Las peticiones del cuadro 6, que deben estudiarse cuidadosamente, establecen una especie de
«actitud general» muy eficaz en el afrontamiento de los cuadros del espectro autista. Son útiles a lo
largo de todo el desarrollo de las personas que presentan cuadros situados en ese espectro. Pero
deben cualificarse para los diferentes momentos del ciclo vital.
En general, podemos decir que los preescolares autistas requieren un altísimo grado de dedicación y trabajo, que debe proveerse. Además, sus familias pasan por un periodo muy crítico de asimilación del trastorno del hijo, que requiere ayuda profesional y un firme apoyo. Muchos niños pequeños autistas pueden beneficiarse de la educación preescolar normal, pero para ello se requiere un compromiso muy claro de los profesionales que los atienden, apoyo psicopedagógico a esos profesionales y centros preescolares muy bien estructurados y con pocos niños.
Los autistas de niveles cognitivos más bajos pueden beneficiarse más de la educación específica que de la integrada en la edad escolar, especialmente cuando tienen alteraciones graves de conducta.
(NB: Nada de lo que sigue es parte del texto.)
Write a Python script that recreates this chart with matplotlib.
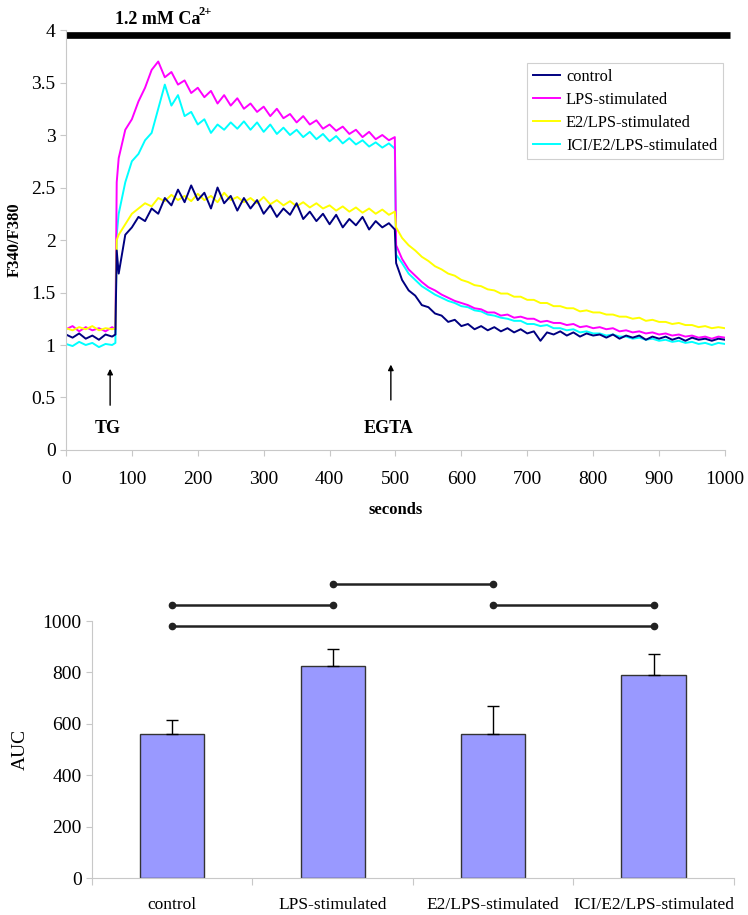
import matplotlib
matplotlib.use("Agg")
import matplotlib.pyplot as plt
import numpy as np
from matplotlib.ticker import FormatStrFormatter, MultipleLocator

plt.rcParams['font.family'] = ['Liberation Serif', 'DejaVu Serif']

# ---- trace data (F340/F380 ratio) ----
times = [0, 10, 20, 30, 40, 50, 60, 70, 75, 77,
         80, 90, 100, 110, 120, 130, 140, 150, 160, 170,
         180, 190, 200, 210, 220, 230, 240, 250, 260, 270,
         280, 290, 300, 310, 320, 330, 340, 350, 360, 370,
         380, 390, 400, 410, 420, 430, 440, 450, 460, 470,
         480, 490, 499, 501,
         510, 520, 530, 540, 550, 560, 570, 580, 590, 600,
         610, 620, 630, 640, 650, 660, 670, 680, 690, 700,
         710, 720, 730, 740, 750, 760, 770, 780, 790, 800,
         810, 820, 830, 840, 850, 860, 870, 880, 890, 900,
         910, 920, 930, 940, 950, 960, 970, 980, 990, 1000]

control = [1.10, 1.07, 1.11, 1.06, 1.09, 1.05, 1.10, 1.08, 1.10, 1.90,
           1.68, 2.05, 2.12, 2.22, 2.18, 2.30, 2.25, 2.40, 2.33, 2.48,
           2.36, 2.52, 2.38, 2.45, 2.30, 2.50, 2.35, 2.42, 2.28, 2.40,
           2.30, 2.38, 2.25, 2.33, 2.22, 2.30, 2.24, 2.35, 2.20, 2.27,
           2.18, 2.25, 2.15, 2.24, 2.12, 2.20, 2.14, 2.22, 2.10, 2.18,
           2.12, 2.16, 2.10, 1.78,
           1.62, 1.52, 1.47, 1.38, 1.36, 1.30, 1.28, 1.22, 1.24, 1.18,
           1.20, 1.15, 1.18, 1.14, 1.17, 1.13, 1.16, 1.12, 1.15, 1.11,
           1.13, 1.04, 1.12, 1.10, 1.13, 1.09, 1.12, 1.08, 1.11, 1.09,
           1.10, 1.07, 1.10, 1.06, 1.09, 1.07, 1.09, 1.05, 1.08, 1.06,
           1.08, 1.05, 1.07, 1.04, 1.07, 1.05, 1.06, 1.04, 1.06, 1.05]

lps = [1.15, 1.18, 1.13, 1.17, 1.14, 1.16, 1.13, 1.17, 1.15, 2.55,
       2.78, 3.05, 3.15, 3.32, 3.45, 3.62, 3.70, 3.55, 3.60, 3.48,
       3.52, 3.40, 3.45, 3.36, 3.42, 3.30, 3.38, 3.28, 3.35, 3.25,
       3.30, 3.22, 3.27, 3.18, 3.25, 3.16, 3.20, 3.12, 3.18, 3.10,
       3.14, 3.06, 3.10, 3.04, 3.08, 3.01, 3.05, 2.98, 3.03, 2.96,
       3.00, 2.95, 2.98, 1.95,
       1.82, 1.72, 1.66, 1.60, 1.55, 1.52, 1.48, 1.45, 1.42, 1.40,
       1.38, 1.35, 1.34, 1.31, 1.31, 1.28, 1.29, 1.26, 1.27, 1.25,
       1.25, 1.22, 1.23, 1.21, 1.21, 1.19, 1.20, 1.17, 1.18, 1.16,
       1.17, 1.15, 1.16, 1.13, 1.14, 1.12, 1.13, 1.11, 1.12, 1.10,
       1.11, 1.09, 1.10, 1.08, 1.09, 1.07, 1.08, 1.06, 1.08, 1.07]

e2_lps = [1.16, 1.14, 1.17, 1.15, 1.18, 1.14, 1.16, 1.15, 1.16, 2.00,
          2.05, 2.15, 2.25, 2.30, 2.35, 2.32, 2.40, 2.37, 2.43, 2.38,
          2.42, 2.37, 2.44, 2.38, 2.42, 2.36, 2.45, 2.38, 2.41, 2.36,
          2.40, 2.35, 2.41, 2.34, 2.38, 2.33, 2.37, 2.32, 2.36, 2.31,
          2.35, 2.30, 2.33, 2.28, 2.32, 2.27, 2.31, 2.26, 2.30, 2.25,
          2.29, 2.24, 2.27, 2.12,
          2.02, 1.95, 1.90, 1.84, 1.80, 1.75, 1.72, 1.68, 1.66, 1.62,
          1.60, 1.57, 1.56, 1.53, 1.52, 1.49, 1.49, 1.46, 1.46, 1.43,
          1.43, 1.40, 1.40, 1.37, 1.37, 1.35, 1.35, 1.32, 1.33, 1.31,
          1.31, 1.29, 1.29, 1.27, 1.27, 1.25, 1.26, 1.23, 1.24, 1.22,
          1.22, 1.20, 1.21, 1.19, 1.19, 1.17, 1.18, 1.16, 1.17, 1.16]

ici_e2_lps = [1.01, 0.99, 1.03, 1.00, 1.02, 0.98, 1.01, 1.00, 1.02, 2.05,
              2.25, 2.55, 2.75, 2.82, 2.95, 3.02, 3.25, 3.48, 3.28, 3.38,
              3.18, 3.22, 3.10, 3.15, 3.02, 3.10, 3.05, 3.12, 3.06, 3.13,
              3.05, 3.12, 3.03, 3.10, 3.01, 3.07, 3.00, 3.05, 2.98, 3.03,
              2.96, 3.01, 2.94, 2.99, 2.92, 2.97, 2.91, 2.95, 2.89, 2.93,
              2.88, 2.92, 2.87, 1.86,
              1.78, 1.68, 1.62, 1.56, 1.52, 1.48, 1.45, 1.42, 1.40, 1.37,
              1.36, 1.33, 1.32, 1.29, 1.28, 1.26, 1.25, 1.23, 1.23, 1.20,
              1.20, 1.18, 1.19, 1.16, 1.16, 1.14, 1.15, 1.12, 1.13, 1.11,
              1.11, 1.09, 1.10, 1.08, 1.08, 1.06, 1.07, 1.05, 1.06, 1.04,
              1.05, 1.03, 1.04, 1.02, 1.03, 1.01, 1.02, 1.00, 1.02, 1.01]

# ---- AUC bar data ----
groups = ["control", "LPS-stimulated", "E2/LPS-stimulated", "ICI/E2/LPS-stimulated"]
auc = [560, 825, 560, 788]
auc_err = [55, 68, 110, 83]
# significance pairs (group index a, group index b, height)
sig_pairs = [(1, 2, 1145), (0, 1, 1062), (2, 3, 1062), (0, 3, 980)]

fig = plt.figure(figsize=(7.48, 9.15), dpi=100)
grey = '#c8c8c8'

# ---------------- top: traces ----------------
ax1 = fig.add_axes([0.0882, 0.5082, 0.881, 0.459])
ax1.plot(times, ici_e2_lps, color='#00ffff', lw=1.4, label='ICI/E2/LPS-stimulated')
ax1.plot(times, lps, color='#ff00ff', lw=1.4, label='LPS-stimulated')
ax1.plot(times, e2_lps, color='#ffff00', lw=1.4, label='E2/LPS-stimulated')
ax1.plot(times, control, color='#000080', lw=1.4, label='control')

ax1.set_xlim(0, 1000)
ax1.set_ylim(0, 4)
ax1.xaxis.set_major_locator(MultipleLocator(100))
ax1.yaxis.set_major_locator(MultipleLocator(0.5))
ax1.yaxis.set_major_formatter(FormatStrFormatter('%g'))
for s in ['top', 'right']:
    ax1.spines[s].set_visible(False)
for s in ['left', 'bottom']:
    ax1.spines[s].set_color(grey)
ax1.tick_params(axis='both', colors=grey, labelcolor='black', labelsize=14, length=4)
ax1.tick_params(axis='x', pad=11)
ax1.set_xlabel('seconds', fontsize=12, fontweight='bold', labelpad=10)
ax1.set_ylabel('F340/F380', fontsize=12, fontweight='bold', labelpad=6)

handles, labels = ax1.get_legend_handles_labels()
order = [3, 1, 2, 0]
leg = ax1.legend([handles[i] for i in order], [labels[i] for i in order],
                 loc='upper right', bbox_to_anchor=(0.997, 0.921), borderaxespad=0,
                 fontsize=11.8, fancybox=False, framealpha=1,
                 handlelength=1.65, handletextpad=0.35, labelspacing=0.42, borderpad=0.35)
leg.get_frame().set_linewidth(0.8)
leg.get_frame().set_edgecolor('#d0d0d0')

# Ca2+ bar and annotations
ax1.plot([0, 1008], [3.95, 3.95], color='black', lw=4.8, clip_on=False, solid_capstyle='butt')
ax1.text(74, 4.1, '1.2 mM Ca', fontsize=13, fontweight='bold',
         ha='left', va='center', clip_on=False)
ax1.text(201, 4.17, '2+', fontsize=9, fontweight='bold',
         ha='left', va='center', clip_on=False)
ax1.annotate('', xy=(67, 0.8), xytext=(67, 0.4),
             arrowprops=dict(arrowstyle='-|>', color='black', lw=1, mutation_scale=8))
ax1.text(63, 0.2, 'TG', fontsize=13, fontweight='bold', ha='center', va='center')
ax1.annotate('', xy=(493, 0.84), xytext=(493, 0.45),
             arrowprops=dict(arrowstyle='-|>', color='black', lw=1, mutation_scale=8))
ax1.text(490, 0.2, 'EGTA', fontsize=13, fontweight='bold', ha='center', va='center')

# ---------------- bottom: AUC bars ----------------
ax2 = fig.add_axes([0.123, 0.0404, 0.858, 0.2809])
x = np.arange(len(groups)) + 0.5
ax2.bar(x, auc, width=0.4, color='#9999ff', edgecolor='#333333', lw=1, zorder=2)
ax2.errorbar(x, auc, yerr=[np.zeros(len(auc)), auc_err], fmt='none',
             ecolor='black', elinewidth=1, capsize=4, capthick=1, zorder=3)
for a, b, h in sig_pairs:
    ax2.plot([x[a], x[b]], [h, h], color='#222222', lw=1.8, marker='o', ms=4.5,
             clip_on=False)

ax2.set_xlim(0, len(groups))
ax2.set_ylim(0, 1000)
ax2.yaxis.set_major_locator(MultipleLocator(200))
ax2.set_xticks(np.arange(len(groups) + 1))
ax2.set_xticklabels([])
ax2.set_xticks(x, minor=True)
ax2.set_xticklabels(groups, minor=True, fontsize=12.5)
ax2.tick_params(axis='x', which='minor', length=0, pad=14)
ax2.tick_params(axis='x', which='major', colors=grey, length=5)
ax2.tick_params(axis='y', colors=grey, labelcolor='black', labelsize=14, length=4)
for s in ['top', 'right']:
    ax2.spines[s].set_visible(False)
for s in ['left', 'bottom']:
    ax2.spines[s].set_color(grey)
ax2.set_ylabel('AUC', fontsize=14, labelpad=10)

fig.savefig('out.png', dpi=100)
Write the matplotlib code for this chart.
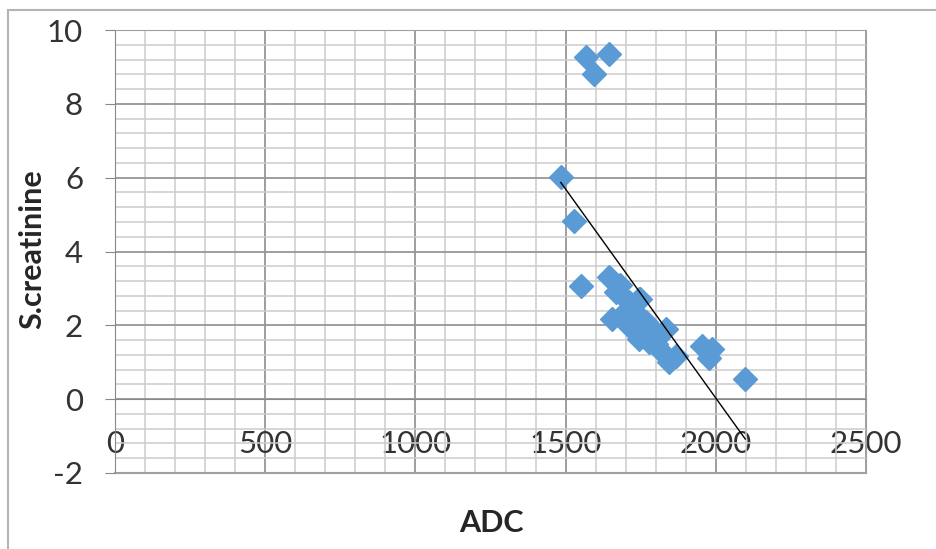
import numpy as np
import matplotlib.pyplot as plt
from matplotlib.patches import Rectangle
from matplotlib.ticker import MultipleLocator

plt.rcParams['font.family'] = ['Lato', 'DejaVu Sans']

# ADC vs serum creatinine
adc = [1567, 1643, 1594, 1484, 1527, 1552, 1643, 1680, 1667, 1654,
       1710, 1720, 1743, 1748, 1700, 1730, 1743, 1766, 1710, 1776,
       1786, 1743, 1810, 1833, 1820, 1843, 1866, 1953, 1986, 1976,
       2098, 1760, 1800]
creat = [9.27, 9.35, 8.80, 6.02, 4.82, 3.06, 3.30, 3.10, 2.90, 2.17,
         2.63, 2.45, 2.70, 2.70, 2.40, 2.30, 2.25, 2.08, 1.98, 1.54,
         1.90, 1.63, 1.70, 1.90, 1.27, 1.00, 1.17, 1.44, 1.35, 1.12,
         0.54, 1.80, 1.50]

# linear trendline as drawn on the chart
trend_slope = -0.01132
trend_intercept = 22.67

xticks = [0, 500, 1000, 1500, 2000, 2500]
yticks = [-2, 0, 2, 4, 6, 8, 10]

fig = plt.figure(figsize=(9.36, 5.49), dpi=100)
ax = fig.add_axes([115 / 936, 1 - 473 / 549, 751 / 936, 443 / 549])

ax.set_xlim(0, 2500)
ax.set_ylim(-2, 10)
ax.xaxis.set_major_locator(MultipleLocator(500))
ax.xaxis.set_minor_locator(MultipleLocator(100))
ax.yaxis.set_major_locator(MultipleLocator(2))
ax.yaxis.set_minor_locator(MultipleLocator(0.4))
ax.grid(which='major', color='#969696', lw=1.3)
ax.grid(which='minor', color='#cccccc', lw=1.1)
ax.set_axisbelow(True)

for s in ['top', 'right']:
    ax.spines[s].set_color('#a0a0a0')
ax.spines['left'].set_color('#888888')
ax.spines['bottom'].set_color('#888888')
ax.spines['bottom'].set_position(('data', 0))
ax.axhline(-2, color='#a0a0a0', lw=1.5, clip_on=False)

ax.set_xticks(xticks)
ax.set_yticks(yticks)
ax.set_xticklabels([str(v) for v in xticks])
ax.set_yticklabels([str(v) for v in yticks])
ax.tick_params(axis='x', which='both', length=0, pad=22, labelsize=22.5, labelcolor='#333333')
ax.tick_params(axis='y', which='major', length=7, color='#888888', pad=16, labelsize=22.5, labelcolor='#333333')
ax.tick_params(axis='y', which='minor', length=0)

ax.plot(adc, creat, 'D', color='#5B9BD5', ms=12.5, mec='#5B9BD5', zorder=3)

tx = np.array([min(adc), max(adc)])
ax.plot(tx, trend_slope * tx + trend_intercept, color='black', lw=1.0, zorder=4)

fig.text(32 / 936, 1 - 249 / 549, 'S.creatinine', rotation=90, ha='center', va='center',
         fontsize=22, fontweight='bold', color='#262626')
fig.text(491 / 936, 1 - 523 / 549, 'ADC', ha='center', va='center',
         fontsize=22, fontweight='bold', color='#262626')

fig.patches.append(Rectangle((8 / 936, -0.05), 1.0, 1 - 10 / 549 + 0.05, transform=fig.transFigure,
                             fill=False, ec='#b4b4b4', lw=1.5))

fig.savefig('out.png', dpi=100)
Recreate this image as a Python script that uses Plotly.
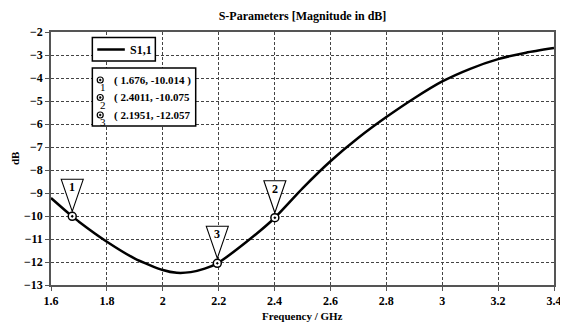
import plotly.graph_objects as go

# ---- data ----
freq = [1.6, 1.65, 1.676, 1.7, 1.8, 1.9, 2.0, 2.05, 2.1, 2.15, 2.1951, 2.3, 2.4011,
        2.5, 2.6, 2.7, 2.8, 2.9, 3.0, 3.1, 3.2, 3.3, 3.4]
s11_db = [-9.22, -9.75, -10.014, -10.25, -11.12, -11.85, -12.35, -12.47, -12.44, -12.29,
          -12.057, -11.12, -10.075, -8.8, -7.62, -6.6, -5.7, -4.88, -4.15, -3.6, -3.18,
          -2.9, -2.7]
series_name = "S1,1"
marker_ids = ["1", "2", "3"]
marker_x = [1.676, 2.4011, 2.1951]
marker_y = [-10.014, -10.075, -12.057]
marker_labels = ["( 1.676, -10.014 )", "( 2.4011, -10.075", "( 2.1951, -12.057"]
x_ticks = [1.6, 1.8, 2.0, 2.2, 2.4, 2.6, 2.8, 3.0, 3.2, 3.4]
x_ticktext = ["1.6", "1.8", "2", "2.2", "2.4", "2.6", "2.8", "3", "3.2", "3.4"]
y_ticks = list(range(-13, -1))

FONT = "Liberation Serif"
OFF = 8  # page body margin compensation
W, H = 568 - OFF, 325 - OFF
# plot area in reference page pixels: x 51..562, y 32..285
ML = 51 - OFF
MT = 32 - OFF
MR = W - (562 - OFF)
MB = H - (285 - OFF)

fig = go.Figure()
fig.add_trace(go.Scatter(x=freq, y=s11_db, mode="lines", name=series_name, showlegend=False,
                         line=dict(color="black", width=2.5, shape="spline", smoothing=0.6)))
fig.add_trace(go.Scatter(x=marker_x, y=marker_y, mode="markers", showlegend=False,
                         marker=dict(symbol="circle-dot", size=8, color="white",
                                     line=dict(color="black", width=1.5))))

pw = W - ML - MR
ph = H - MT - MB
def px(x):  # reference page pixel -> paper
    return (x - OFF - ML) / pw
def py(y):
    return 1 - (y - OFF - MT) / ph

shapes = []
annotations = []
# triangle flags above markers
for mid, mx, my in zip(marker_ids, marker_x, marker_y):
    shapes.append(dict(type="path", xref="x", yref="y", xsizemode="pixel", ysizemode="pixel",
                       xanchor=mx, yanchor=my, path="M -11,37 L 11,37 L 0,5 Z",
                       fillcolor="white", line=dict(color="black", width=1.1), layer="above"))
    annotations.append(dict(x=mx, y=my, xref="x", yref="y", text="<b>%s</b>" % mid,
                            showarrow=False, yshift=29, xanchor="center", yanchor="middle",
                            font=dict(family=FONT, size=12, color="black")))

# legend box (drawn)
shapes.append(dict(type="rect", xref="paper", yref="paper", x0=px(93), x1=px(157),
                   y0=py(61), y1=py(37.5), fillcolor="white", line=dict(color="black", width=1.5),
                   layer="above"))
shapes.append(dict(type="line", xref="paper", yref="paper", x0=px(98), x1=px(126),
                   y0=py(49.5), y1=py(49.5), line=dict(color="black", width=2.5), layer="above"))
annotations.append(dict(x=px(129), y=py(49.5), xref="paper", yref="paper",
                        text="<b>%s</b>" % series_name, showarrow=False, xanchor="left",
                        yanchor="middle", font=dict(family=FONT, size=12, color="black")))

# marker info box
shapes.append(dict(type="rect", xref="paper", yref="paper", x0=px(93), x1=px(198),
                   y0=py(126), y1=py(68), fillcolor="white", line=dict(color="black", width=1.5),
                   layer="above"))
for i, (mid, lab) in enumerate(zip(marker_ids, marker_labels)):
    yc = 80 + i * 17.5
    shapes.append(dict(type="circle", xref="paper", yref="paper", xsizemode="pixel", ysizemode="pixel",
                       xanchor=px(101), yanchor=py(yc), x0=-3, x1=3, y0=-3, y1=3,
                       fillcolor="white", line=dict(color="black", width=1.2), layer="above"))
    shapes.append(dict(type="circle", xref="paper", yref="paper", xsizemode="pixel", ysizemode="pixel",
                       xanchor=px(101), yanchor=py(yc), x0=-1, x1=1, y0=-1, y1=1,
                       fillcolor="black", line=dict(color="black", width=0.5), layer="above"))
    annotations.append(dict(x=px(104), y=py(yc + 7), xref="paper", yref="paper", text=mid,
                            showarrow=False, xanchor="center", yanchor="middle",
                            font=dict(family=FONT, size=11, color="black")))
    annotations.append(dict(x=px(113), y=py(yc), xref="paper", yref="paper", text="<b>%s</b>" % lab,
                            showarrow=False, xanchor="left", yanchor="middle",
                            font=dict(family=FONT, size=11, color="black")))

# axis titles
annotations.append(dict(x=0.5, y=py(316), xref="paper", yref="paper", text="<b>Frequency / GHz</b>",
                        showarrow=False, xanchor="center", yanchor="middle",
                        font=dict(family=FONT, size=11, color="black")))
annotations.append(dict(x=px(14), y=0.5, xref="paper", yref="paper", text="<b>dB</b>", textangle=-90,
                        showarrow=False, xanchor="center", yanchor="middle",
                        font=dict(family=FONT, size=11, color="black")))

axis_common = dict(showline=True, mirror=True, linecolor="#555", linewidth=1.5,
                   showgrid=True, gridcolor="#444", griddash="3px,2px", gridwidth=1,
                   ticks="outside", ticklen=4, tickcolor="#555", zeroline=False,
                   tickfont=dict(family=FONT, size=12, color="black", weight="bold"))

fig.update_layout(
    width=W, height=H, margin=dict(l=ML, r=MR, t=MT, b=MB),
    paper_bgcolor="white", plot_bgcolor="white",
    title=dict(text="<b>S-Parameters [Magnitude in dB]</b>", x=0.5, xref="paper", y=1 - (16 - OFF) / H,
               yanchor="middle", xanchor="center", font=dict(family=FONT, size=12, color="black")),
    xaxis=dict(range=[1.6, 3.4], tickvals=x_ticks, ticktext=x_ticktext, **axis_common),
    yaxis=dict(range=[-13, -2], tickvals=y_ticks, **axis_common),
    showlegend=False,
    shapes=shapes, annotations=annotations,
)

fig.write_html("out.html")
Hay, por otra parte, niños autistas para los que la indicación mejor puede ser la educación especial, pero no específica, o – en los de más capacidad intelectual – la integración. En estos dos últimos casos, es preciso un claro compromiso educativo de los grupos de profesores y apoyos de expertos que orienten la labor educativa y ayuden a controlar una angustia excesiva o sentimientos de impotencia en los educadores.
Finalmente es preciso proporcionar a los adultos autistas recursos tales como residencias, centros ocupacionales y centros de empleo protegido, y apoyar la inserción en el mercado laboral de los más capacitados. El autismo requiere siempre un apoyo estable y comprometido de por vida. Una vida que además suele prolongarse más allá que la de los padres, ya que el autismo no implica un acortamiento de la esperanza de vida.